Ainsi, la visite du Cardinal Bechara Raï aura marqué un rare moment d’échange interreligieux dans le royaume saoudien, qui suit pourtant une interprétation ultraconservatrice de l’islam, hostile aux autres religions et qui abrite les lieux les plus saints de l’islam, La Mecque et Médine. Dans le berceau de l’islam, la construction d’églises et l’importation d’accessoires liturgiques, notamment la Bible, y sont interdits. Les expressions et manifestations religieuses non musulmanes ne sont pas autorisées en public. Cette situation explique que le Vatican n’ait toujours pas de relations diplomatiques avec Riyad. Alors que le pays compte 1,5 million de chrétiens parmi ses travailleurs immigrés (des Philippins principalement, mais aussi des Indiens, des Libanais, des Egyptiens, etc.), soit 4,4 % de la population totale.

Le patriarche a d’abord rencontré, lundi 13 novembre au soir, la communauté libanaise de Riyad à l’ambassade du Liban. « Nous allons maintenir une amitié forte entre l’Arabie saoudite et le Liban », a-t-il déclaré dans une allocution prononcée à cette occasion, indique L’Orient-Le jour. Le patriarche maronite a aussi rendu un vibrant hommage au roi Salmane ben Abdelaziz al Saoud, ainsi qu’au prince héritier Mohammad ben Salmane pour l’attention qu’ils portent aux Libanais installés dans le royaume.

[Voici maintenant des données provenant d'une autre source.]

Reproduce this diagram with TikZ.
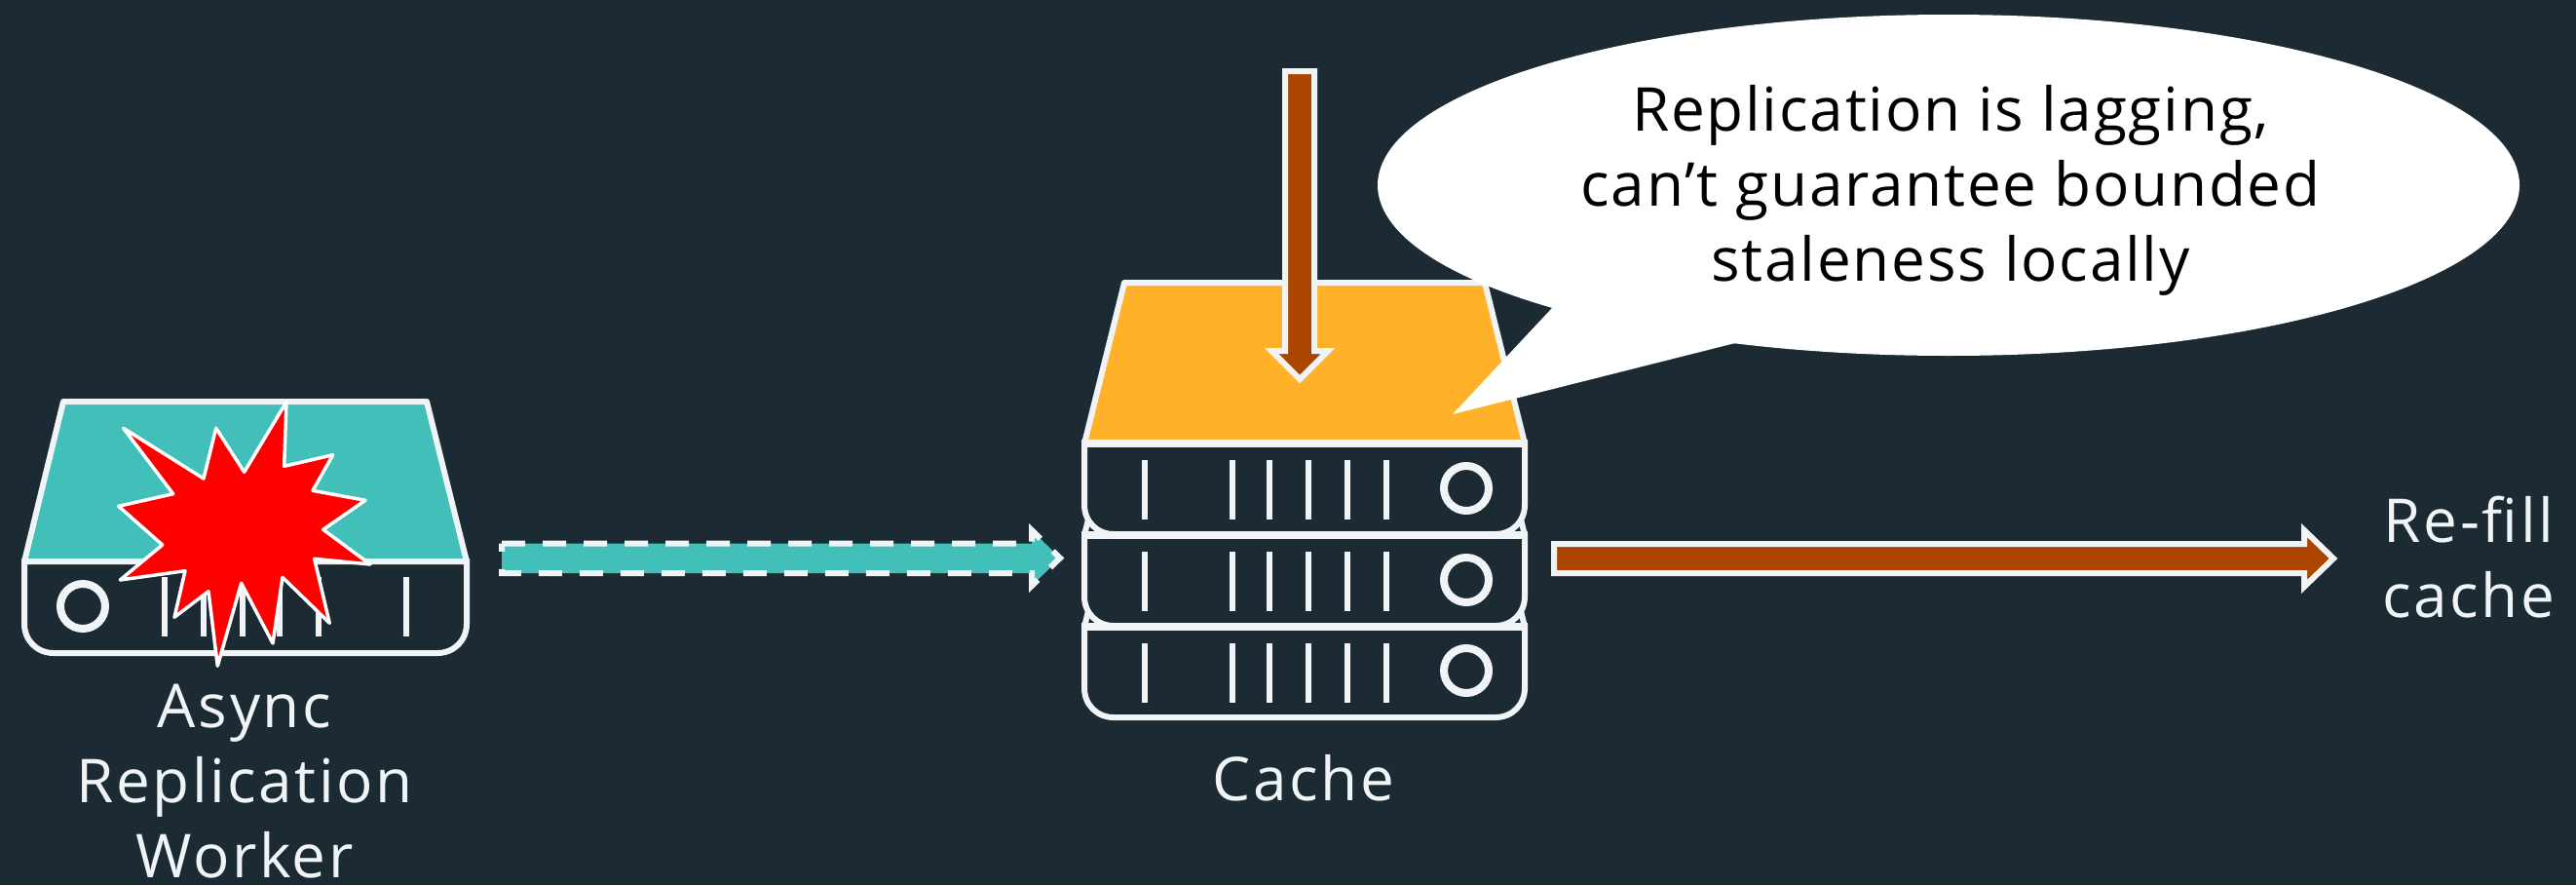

Le patriarche de l’Eglise maronite a rencontré ensuite le roi Salmane mardi 14 novembre répondant à l’invitation inédite du monarque et de la figure montante du royaume, le prince héritier Mohammed ben Salmane. Selon l’agence officielle saoudienne SPA, le patriarche et le roi ont « évoqué les relations fraternelles entre le royaume et le Liban et confirmé l’importance du rôle des différentes religions et cultures pour promouvoir la tolérance et renoncer à la violence. »

Fruit de cette rencontre, la monarchie saoudienne pourrait autoriser l’ouverture d’un « Centre international permanent pour le dialogue interreligieux », a avancé Fides le 15 novembre 2017.  Ce centre, explique l’agence de presse vaticane d’après des sources libanaises qui n’ont pas encore rencontré de confirmation officielle – « pourrait être accueilli sur le site d’une antique église vieille de 900 ans et reportée à la lumière, laquelle serait restaurée de fonds en comble dans ce but. » Radio Vatican rappelle qu’un un comité permanent mixte « du même type que ce centre interreligieux » avait déjà été évoqué au Vatican lors de la rencontre informelle de Mohammed al-Issa, secrétaire général de la Ligue islamique mondiale, avec le Pape François, le 20 septembre dernier.